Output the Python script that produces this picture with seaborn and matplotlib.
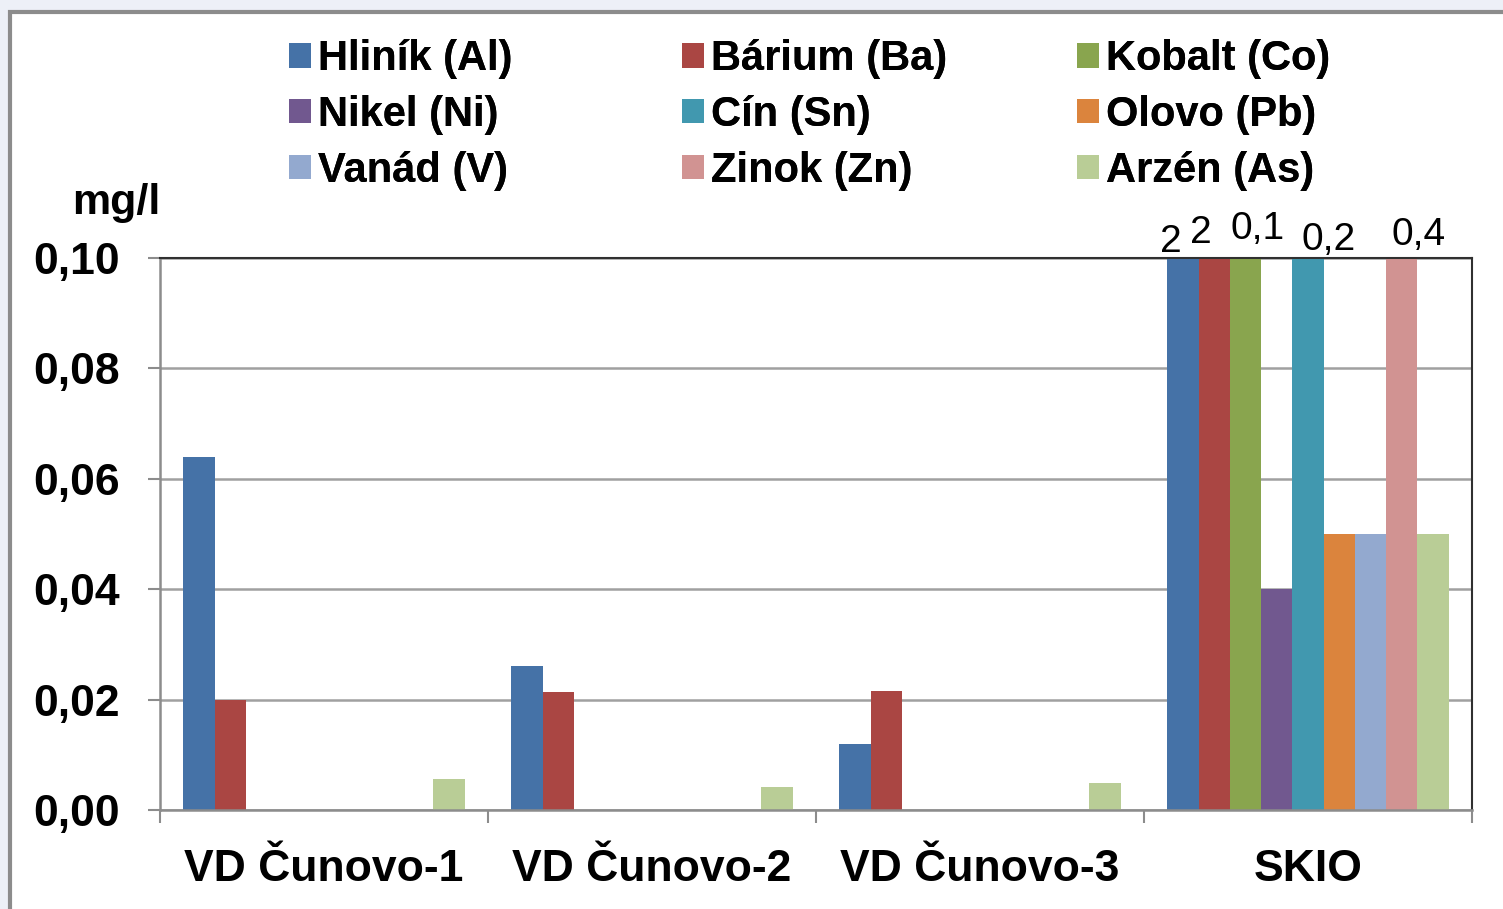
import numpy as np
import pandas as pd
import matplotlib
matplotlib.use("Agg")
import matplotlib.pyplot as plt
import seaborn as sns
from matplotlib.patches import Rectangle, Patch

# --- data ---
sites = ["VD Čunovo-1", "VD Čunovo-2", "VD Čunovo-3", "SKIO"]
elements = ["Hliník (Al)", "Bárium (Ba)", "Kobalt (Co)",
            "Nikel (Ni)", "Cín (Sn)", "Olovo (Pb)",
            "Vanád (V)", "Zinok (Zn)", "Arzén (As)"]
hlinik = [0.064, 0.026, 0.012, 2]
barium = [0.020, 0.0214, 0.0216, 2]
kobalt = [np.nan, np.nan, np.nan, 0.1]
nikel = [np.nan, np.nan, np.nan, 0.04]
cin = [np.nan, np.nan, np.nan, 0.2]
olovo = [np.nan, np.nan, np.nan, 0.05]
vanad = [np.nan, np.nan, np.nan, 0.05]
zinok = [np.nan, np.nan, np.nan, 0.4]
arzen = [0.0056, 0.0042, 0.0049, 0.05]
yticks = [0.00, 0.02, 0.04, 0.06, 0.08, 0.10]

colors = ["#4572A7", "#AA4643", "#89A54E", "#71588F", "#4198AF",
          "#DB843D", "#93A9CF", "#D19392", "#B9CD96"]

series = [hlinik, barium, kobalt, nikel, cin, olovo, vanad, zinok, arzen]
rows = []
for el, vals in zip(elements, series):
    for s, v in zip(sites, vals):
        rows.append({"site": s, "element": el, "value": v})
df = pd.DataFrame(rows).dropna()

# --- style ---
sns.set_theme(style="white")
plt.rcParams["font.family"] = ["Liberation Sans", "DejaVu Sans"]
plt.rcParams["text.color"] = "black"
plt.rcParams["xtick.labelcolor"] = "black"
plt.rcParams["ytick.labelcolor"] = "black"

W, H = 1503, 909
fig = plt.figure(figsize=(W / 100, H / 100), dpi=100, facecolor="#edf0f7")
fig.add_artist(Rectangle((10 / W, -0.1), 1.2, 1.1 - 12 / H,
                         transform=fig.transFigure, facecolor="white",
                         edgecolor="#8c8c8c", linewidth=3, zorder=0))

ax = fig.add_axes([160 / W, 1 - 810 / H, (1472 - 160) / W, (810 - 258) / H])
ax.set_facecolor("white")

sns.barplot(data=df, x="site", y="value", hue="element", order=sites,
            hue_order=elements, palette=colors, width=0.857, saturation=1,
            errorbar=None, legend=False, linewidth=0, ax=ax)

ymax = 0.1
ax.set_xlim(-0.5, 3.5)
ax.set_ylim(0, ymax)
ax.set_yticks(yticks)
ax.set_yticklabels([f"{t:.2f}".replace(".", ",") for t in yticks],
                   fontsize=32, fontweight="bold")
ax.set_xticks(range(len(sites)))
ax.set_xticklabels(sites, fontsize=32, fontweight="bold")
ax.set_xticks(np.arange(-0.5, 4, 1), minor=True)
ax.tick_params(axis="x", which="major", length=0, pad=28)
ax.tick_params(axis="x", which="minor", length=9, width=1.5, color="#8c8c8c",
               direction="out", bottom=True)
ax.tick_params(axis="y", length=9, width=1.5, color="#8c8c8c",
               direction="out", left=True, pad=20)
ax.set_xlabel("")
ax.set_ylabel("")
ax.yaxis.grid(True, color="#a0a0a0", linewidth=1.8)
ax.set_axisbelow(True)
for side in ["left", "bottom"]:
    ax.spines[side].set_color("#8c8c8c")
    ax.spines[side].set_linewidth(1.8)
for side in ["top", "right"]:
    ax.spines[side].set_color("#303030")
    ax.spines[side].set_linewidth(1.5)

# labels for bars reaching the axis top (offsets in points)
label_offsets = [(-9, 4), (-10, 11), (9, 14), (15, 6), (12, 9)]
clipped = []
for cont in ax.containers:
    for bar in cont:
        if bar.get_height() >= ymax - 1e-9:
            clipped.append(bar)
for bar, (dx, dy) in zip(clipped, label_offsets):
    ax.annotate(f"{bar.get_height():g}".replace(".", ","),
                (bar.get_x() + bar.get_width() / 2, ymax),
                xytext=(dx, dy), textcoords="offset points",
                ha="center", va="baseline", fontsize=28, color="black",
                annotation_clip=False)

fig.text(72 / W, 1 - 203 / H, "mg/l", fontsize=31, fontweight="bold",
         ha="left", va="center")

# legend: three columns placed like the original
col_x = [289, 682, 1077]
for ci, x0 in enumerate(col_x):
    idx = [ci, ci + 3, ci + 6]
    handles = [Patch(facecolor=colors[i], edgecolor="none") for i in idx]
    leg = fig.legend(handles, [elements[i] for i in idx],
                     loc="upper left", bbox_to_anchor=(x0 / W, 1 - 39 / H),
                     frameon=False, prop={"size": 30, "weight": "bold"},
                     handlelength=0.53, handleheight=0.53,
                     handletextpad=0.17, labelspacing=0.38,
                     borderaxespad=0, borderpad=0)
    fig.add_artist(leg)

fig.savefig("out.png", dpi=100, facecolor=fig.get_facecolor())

^^^^^^^^^^^^^^^^

### Objective
Choose all lines containing the string "matplotlib" and copy them out.

### Solution
Output the Python script that produces this picture with seaborn and matplotlib.
import matplotlib
matplotlib.use("Agg")
import matplotlib.pyplot as plt
from matplotlib.patches import Rectangle, Patch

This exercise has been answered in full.